Many of the New Year’s resolutions we make focus on health. Losing weight. Exercising more. Quitting cigarettes. Most of us, however, need to add another to our list of aspirations for the dawning year.
Namely, finding more willpower.
A 2021 survey of 300 adults by Australian researchers found that two-thirds of us give up on our resolutions before February. That’s right. Those promises to take better care of ourselves don’t survive a measly month.
A hint from scientists on maintaining our goals: Don’t be influenced by guilt or shame.
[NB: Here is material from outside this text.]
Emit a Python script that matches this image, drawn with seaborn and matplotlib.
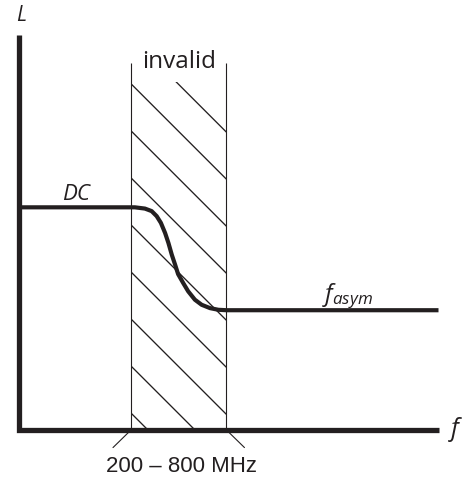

They note that those motivated by intrinsic reasons for making a resolution fare better. These are folks whose New Year’s goal touches on what researchers call a fundamental psychological need. That could include goals that give us a sense of competence, fulfillment, enjoyment or worth.
Those who follow extrinsic motivations, investigators say, often crash and burn. These motivations include feelings of guilt or shame, or trying to win the approval of others.
The study notes that being flexible about resolutions and persistence help us achieve our New Year ambitions. Don’t set a lofty goal and just give up when it proves unachievable.
We should take some solace that humans have been making, and breaking, resolutions since the dawn of civilization.
Babylonians 4,000 years ago promised the gods to pay their debts and returned borrowed items in the New Year, which for them commenced in mid-March.
Romans in the time of Julius Caesar resolved to the gods to behave themselves in the coming year. As Roman history amply attests, this resolution often didn’t survive to Februarius [feb-BRAH-yooce], either.